→ **STATED EXERCISE**
In the records below, begin at the line that has "Convert this chart" and stop after the line that has "ax_bar.axis('off')"; quote those lines verbatim and nothing more.

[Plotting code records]
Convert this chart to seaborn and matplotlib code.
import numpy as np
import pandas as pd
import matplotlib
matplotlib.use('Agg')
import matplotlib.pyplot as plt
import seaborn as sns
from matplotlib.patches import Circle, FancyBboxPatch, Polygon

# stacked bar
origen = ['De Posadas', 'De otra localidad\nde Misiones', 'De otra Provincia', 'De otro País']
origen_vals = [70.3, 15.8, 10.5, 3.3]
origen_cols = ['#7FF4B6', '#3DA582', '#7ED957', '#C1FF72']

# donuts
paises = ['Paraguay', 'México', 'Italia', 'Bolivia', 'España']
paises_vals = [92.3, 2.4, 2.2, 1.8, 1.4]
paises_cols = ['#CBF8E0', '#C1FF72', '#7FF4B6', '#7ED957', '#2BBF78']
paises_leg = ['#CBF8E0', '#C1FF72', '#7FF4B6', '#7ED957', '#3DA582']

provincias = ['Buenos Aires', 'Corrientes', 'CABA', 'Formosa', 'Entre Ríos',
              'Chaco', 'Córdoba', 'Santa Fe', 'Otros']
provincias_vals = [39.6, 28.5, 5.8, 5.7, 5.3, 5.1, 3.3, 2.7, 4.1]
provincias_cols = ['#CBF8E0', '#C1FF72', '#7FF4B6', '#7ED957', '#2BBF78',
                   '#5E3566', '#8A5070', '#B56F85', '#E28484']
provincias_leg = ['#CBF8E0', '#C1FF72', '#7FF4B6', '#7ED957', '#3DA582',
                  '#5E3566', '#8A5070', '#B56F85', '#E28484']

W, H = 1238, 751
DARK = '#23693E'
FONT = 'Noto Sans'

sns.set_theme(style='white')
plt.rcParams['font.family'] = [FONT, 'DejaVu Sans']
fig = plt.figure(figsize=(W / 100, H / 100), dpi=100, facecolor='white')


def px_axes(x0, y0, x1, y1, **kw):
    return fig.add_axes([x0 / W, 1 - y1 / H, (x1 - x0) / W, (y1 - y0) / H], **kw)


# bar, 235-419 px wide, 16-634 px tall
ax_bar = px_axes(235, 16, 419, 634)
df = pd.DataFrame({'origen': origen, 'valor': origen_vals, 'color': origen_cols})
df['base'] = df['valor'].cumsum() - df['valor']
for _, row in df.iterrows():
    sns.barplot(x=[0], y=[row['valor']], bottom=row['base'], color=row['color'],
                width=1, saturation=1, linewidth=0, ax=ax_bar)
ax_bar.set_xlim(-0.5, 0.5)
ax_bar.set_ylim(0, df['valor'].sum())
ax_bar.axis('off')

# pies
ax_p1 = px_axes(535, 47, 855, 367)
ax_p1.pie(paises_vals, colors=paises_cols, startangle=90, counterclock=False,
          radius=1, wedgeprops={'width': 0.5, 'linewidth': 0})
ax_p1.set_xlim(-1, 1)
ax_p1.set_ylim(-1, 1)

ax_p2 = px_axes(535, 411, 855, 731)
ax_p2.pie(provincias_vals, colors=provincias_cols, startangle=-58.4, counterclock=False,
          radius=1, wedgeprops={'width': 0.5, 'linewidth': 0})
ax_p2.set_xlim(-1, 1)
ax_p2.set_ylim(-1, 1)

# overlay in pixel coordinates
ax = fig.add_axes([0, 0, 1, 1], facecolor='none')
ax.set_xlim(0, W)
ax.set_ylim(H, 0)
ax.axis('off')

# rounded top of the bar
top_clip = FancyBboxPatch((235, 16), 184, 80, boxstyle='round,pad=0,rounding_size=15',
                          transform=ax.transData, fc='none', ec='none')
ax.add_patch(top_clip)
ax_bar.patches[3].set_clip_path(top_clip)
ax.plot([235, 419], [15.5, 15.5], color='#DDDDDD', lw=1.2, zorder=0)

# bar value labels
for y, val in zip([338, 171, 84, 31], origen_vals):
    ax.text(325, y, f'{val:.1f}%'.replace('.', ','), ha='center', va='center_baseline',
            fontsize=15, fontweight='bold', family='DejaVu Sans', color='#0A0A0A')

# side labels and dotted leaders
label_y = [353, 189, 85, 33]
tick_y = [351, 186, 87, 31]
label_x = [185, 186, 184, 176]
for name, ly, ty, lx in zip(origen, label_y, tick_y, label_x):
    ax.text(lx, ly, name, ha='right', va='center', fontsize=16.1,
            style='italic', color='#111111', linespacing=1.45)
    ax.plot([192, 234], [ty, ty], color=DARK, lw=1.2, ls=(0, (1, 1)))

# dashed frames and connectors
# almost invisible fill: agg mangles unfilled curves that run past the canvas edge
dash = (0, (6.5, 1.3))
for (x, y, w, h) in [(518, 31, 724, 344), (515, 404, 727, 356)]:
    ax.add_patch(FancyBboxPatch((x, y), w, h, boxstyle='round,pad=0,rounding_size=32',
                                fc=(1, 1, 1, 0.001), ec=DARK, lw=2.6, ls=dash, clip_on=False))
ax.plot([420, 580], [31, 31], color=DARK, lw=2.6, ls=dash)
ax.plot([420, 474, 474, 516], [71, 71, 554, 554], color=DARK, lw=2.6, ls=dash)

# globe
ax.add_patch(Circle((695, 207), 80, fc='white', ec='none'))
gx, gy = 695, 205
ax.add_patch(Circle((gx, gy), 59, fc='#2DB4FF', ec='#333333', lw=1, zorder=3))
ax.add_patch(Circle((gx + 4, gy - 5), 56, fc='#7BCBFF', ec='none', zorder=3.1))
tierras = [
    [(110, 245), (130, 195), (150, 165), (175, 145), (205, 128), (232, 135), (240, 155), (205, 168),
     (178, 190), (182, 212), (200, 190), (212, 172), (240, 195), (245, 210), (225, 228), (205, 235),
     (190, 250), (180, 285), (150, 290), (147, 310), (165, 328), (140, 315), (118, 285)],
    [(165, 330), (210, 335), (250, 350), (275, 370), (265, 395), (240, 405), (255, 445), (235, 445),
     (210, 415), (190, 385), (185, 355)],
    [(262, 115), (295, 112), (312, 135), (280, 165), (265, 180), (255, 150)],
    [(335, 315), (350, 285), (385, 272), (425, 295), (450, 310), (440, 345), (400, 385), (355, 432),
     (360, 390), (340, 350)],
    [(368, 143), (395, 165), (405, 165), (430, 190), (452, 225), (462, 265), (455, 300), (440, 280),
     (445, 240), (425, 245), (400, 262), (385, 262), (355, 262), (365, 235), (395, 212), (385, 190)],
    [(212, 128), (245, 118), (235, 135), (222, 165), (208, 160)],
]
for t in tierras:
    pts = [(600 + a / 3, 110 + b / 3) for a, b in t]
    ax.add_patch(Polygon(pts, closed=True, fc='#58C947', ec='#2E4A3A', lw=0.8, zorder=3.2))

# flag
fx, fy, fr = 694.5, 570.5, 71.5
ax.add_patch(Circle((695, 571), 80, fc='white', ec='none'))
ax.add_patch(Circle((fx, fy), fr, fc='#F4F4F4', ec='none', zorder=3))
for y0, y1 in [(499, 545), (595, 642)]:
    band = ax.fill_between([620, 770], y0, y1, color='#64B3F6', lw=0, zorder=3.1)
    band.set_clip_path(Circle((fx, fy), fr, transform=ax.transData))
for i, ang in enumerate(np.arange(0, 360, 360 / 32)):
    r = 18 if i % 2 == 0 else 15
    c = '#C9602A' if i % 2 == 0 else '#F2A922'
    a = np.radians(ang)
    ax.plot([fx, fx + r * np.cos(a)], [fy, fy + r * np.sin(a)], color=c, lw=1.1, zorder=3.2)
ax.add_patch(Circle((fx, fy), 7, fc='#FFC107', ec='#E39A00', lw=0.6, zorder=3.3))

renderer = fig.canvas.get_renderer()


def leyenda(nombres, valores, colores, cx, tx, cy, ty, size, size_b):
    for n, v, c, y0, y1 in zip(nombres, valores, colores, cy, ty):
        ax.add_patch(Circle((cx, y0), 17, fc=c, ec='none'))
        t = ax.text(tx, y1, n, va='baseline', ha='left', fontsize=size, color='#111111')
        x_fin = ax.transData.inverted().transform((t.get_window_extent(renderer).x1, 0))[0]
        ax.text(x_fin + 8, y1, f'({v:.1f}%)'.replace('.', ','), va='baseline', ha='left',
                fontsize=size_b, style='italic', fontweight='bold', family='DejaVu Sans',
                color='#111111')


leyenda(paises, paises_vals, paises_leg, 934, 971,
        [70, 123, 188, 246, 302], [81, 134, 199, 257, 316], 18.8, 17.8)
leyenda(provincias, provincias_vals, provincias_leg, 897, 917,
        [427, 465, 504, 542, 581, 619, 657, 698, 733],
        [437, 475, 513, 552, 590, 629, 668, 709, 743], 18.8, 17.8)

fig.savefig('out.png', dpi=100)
--
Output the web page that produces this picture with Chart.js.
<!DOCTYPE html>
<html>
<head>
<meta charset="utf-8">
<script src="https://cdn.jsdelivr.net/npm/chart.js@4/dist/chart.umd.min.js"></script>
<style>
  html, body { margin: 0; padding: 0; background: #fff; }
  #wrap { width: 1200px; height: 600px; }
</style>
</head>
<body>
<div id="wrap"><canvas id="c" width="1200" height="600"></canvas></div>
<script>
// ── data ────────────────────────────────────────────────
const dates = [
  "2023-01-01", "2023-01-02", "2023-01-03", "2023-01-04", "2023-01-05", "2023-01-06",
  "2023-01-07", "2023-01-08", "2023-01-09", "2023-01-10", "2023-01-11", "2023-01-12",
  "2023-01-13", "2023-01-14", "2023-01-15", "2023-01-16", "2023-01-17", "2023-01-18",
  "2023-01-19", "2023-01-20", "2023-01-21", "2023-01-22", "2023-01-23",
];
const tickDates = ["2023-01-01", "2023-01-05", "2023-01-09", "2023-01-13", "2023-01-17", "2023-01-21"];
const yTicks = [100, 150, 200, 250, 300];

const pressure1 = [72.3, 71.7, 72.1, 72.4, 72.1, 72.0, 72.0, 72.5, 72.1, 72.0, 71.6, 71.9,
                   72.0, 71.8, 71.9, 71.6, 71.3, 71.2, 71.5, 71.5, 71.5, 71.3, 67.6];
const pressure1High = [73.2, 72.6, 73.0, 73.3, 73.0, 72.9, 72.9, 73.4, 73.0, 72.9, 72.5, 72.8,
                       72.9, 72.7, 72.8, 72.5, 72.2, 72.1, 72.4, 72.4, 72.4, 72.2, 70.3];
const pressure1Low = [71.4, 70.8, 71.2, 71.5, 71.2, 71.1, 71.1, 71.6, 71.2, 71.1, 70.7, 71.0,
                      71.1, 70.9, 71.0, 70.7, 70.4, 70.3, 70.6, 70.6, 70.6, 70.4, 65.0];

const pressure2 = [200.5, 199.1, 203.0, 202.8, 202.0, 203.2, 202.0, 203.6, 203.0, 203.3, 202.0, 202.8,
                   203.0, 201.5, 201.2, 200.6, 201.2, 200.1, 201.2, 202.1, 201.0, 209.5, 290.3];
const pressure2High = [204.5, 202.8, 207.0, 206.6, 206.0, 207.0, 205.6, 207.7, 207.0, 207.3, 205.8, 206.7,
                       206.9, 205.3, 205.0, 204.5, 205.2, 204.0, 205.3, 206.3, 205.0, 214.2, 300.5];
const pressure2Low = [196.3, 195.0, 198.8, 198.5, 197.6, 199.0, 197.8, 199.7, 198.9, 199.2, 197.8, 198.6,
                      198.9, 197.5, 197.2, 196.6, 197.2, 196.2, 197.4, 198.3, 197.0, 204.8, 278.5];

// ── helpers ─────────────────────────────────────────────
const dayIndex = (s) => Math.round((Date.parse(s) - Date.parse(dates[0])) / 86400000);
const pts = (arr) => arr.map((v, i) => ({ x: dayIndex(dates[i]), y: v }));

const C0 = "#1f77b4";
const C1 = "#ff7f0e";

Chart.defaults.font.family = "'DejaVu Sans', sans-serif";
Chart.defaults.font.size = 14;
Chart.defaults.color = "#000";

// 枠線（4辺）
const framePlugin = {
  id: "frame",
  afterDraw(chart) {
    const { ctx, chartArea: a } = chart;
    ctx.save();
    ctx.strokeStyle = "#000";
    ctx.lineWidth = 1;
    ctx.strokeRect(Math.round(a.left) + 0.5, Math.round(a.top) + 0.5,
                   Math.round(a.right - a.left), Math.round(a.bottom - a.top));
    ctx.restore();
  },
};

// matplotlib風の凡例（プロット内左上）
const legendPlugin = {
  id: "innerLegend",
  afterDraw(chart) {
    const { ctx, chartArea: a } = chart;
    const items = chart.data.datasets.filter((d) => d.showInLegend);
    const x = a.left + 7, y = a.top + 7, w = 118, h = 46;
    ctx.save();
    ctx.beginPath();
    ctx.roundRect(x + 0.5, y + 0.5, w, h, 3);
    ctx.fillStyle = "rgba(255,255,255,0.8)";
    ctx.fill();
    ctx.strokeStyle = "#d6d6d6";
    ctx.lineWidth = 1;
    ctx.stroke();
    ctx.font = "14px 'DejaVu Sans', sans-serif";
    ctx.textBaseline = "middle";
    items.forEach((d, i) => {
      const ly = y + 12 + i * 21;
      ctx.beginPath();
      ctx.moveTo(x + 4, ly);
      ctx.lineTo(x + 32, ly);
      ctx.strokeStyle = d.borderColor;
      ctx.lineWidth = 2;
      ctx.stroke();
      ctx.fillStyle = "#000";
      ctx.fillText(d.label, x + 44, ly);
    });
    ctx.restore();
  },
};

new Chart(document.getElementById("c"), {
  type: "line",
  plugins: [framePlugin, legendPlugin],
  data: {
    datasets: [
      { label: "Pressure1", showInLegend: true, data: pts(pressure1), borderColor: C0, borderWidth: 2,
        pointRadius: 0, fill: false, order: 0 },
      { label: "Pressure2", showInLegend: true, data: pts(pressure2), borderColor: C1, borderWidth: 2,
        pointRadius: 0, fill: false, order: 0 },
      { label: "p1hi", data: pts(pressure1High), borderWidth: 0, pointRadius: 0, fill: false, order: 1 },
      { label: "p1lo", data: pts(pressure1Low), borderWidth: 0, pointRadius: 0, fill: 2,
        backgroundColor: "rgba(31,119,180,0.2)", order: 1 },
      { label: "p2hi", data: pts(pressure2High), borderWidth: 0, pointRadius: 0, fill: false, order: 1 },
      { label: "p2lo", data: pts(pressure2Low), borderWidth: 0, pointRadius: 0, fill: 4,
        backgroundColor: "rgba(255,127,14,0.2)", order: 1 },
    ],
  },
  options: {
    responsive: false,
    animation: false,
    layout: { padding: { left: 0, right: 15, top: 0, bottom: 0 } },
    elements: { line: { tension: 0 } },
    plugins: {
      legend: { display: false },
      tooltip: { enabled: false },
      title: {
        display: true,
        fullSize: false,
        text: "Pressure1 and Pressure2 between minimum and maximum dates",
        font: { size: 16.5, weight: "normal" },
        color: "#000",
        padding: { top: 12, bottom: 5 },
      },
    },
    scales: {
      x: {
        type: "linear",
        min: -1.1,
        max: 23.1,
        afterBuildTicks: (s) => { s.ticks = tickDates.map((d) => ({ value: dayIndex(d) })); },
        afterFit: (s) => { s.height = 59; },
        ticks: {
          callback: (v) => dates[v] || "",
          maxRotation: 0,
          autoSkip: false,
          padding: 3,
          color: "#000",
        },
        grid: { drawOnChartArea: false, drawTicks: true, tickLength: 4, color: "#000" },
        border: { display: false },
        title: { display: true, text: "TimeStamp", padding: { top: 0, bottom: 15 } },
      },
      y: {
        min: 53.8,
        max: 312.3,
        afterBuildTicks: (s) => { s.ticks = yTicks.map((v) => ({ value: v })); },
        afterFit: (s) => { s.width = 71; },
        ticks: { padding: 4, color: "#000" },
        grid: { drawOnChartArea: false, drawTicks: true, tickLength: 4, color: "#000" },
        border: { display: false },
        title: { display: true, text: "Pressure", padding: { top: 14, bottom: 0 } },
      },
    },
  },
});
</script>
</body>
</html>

→ **FINISHED TASK**
Convert this chart to seaborn and matplotlib code.
import numpy as np
import pandas as pd
import matplotlib
matplotlib.use('Agg')
import matplotlib.pyplot as plt
import seaborn as sns
from matplotlib.patches import Circle, FancyBboxPatch, Polygon

# stacked bar
origen = ['De Posadas', 'De otra localidad\nde Misiones', 'De otra Provincia', 'De otro País']
origen_vals = [70.3, 15.8, 10.5, 3.3]
origen_cols = ['#7FF4B6', '#3DA582', '#7ED957', '#C1FF72']

# donuts
paises = ['Paraguay', 'México', 'Italia', 'Bolivia', 'España']
paises_vals = [92.3, 2.4, 2.2, 1.8, 1.4]
paises_cols = ['#CBF8E0', '#C1FF72', '#7FF4B6', '#7ED957', '#2BBF78']
paises_leg = ['#CBF8E0', '#C1FF72', '#7FF4B6', '#7ED957', '#3DA582']

provincias = ['Buenos Aires', 'Corrientes', 'CABA', 'Formosa', 'Entre Ríos',
              'Chaco', 'Córdoba', 'Santa Fe', 'Otros']
provincias_vals = [39.6, 28.5, 5.8, 5.7, 5.3, 5.1, 3.3, 2.7, 4.1]
provincias_cols = ['#CBF8E0', '#C1FF72', '#7FF4B6', '#7ED957', '#2BBF78',
                   '#5E3566', '#8A5070', '#B56F85', '#E28484']
provincias_leg = ['#CBF8E0', '#C1FF72', '#7FF4B6', '#7ED957', '#3DA582',
                  '#5E3566', '#8A5070', '#B56F85', '#E28484']

W, H = 1238, 751
DARK = '#23693E'
FONT = 'Noto Sans'

sns.set_theme(style='white')
plt.rcParams['font.family'] = [FONT, 'DejaVu Sans']
fig = plt.figure(figsize=(W / 100, H / 100), dpi=100, facecolor='white')


def px_axes(x0, y0, x1, y1, **kw):
    return fig.add_axes([x0 / W, 1 - y1 / H, (x1 - x0) / W, (y1 - y0) / H], **kw)


# bar, 235-419 px wide, 16-634 px tall
ax_bar = px_axes(235, 16, 419, 634)
df = pd.DataFrame({'origen': origen, 'valor': origen_vals, 'color': origen_cols})
df['base'] = df['valor'].cumsum() - df['valor']
for _, row in df.iterrows():
    sns.barplot(x=[0], y=[row['valor']], bottom=row['base'], color=row['color'],
                width=1, saturation=1, linewidth=0, ax=ax_bar)
ax_bar.set_xlim(-0.5, 0.5)
ax_bar.set_ylim(0, df['valor'].sum())
ax_bar.axis('off')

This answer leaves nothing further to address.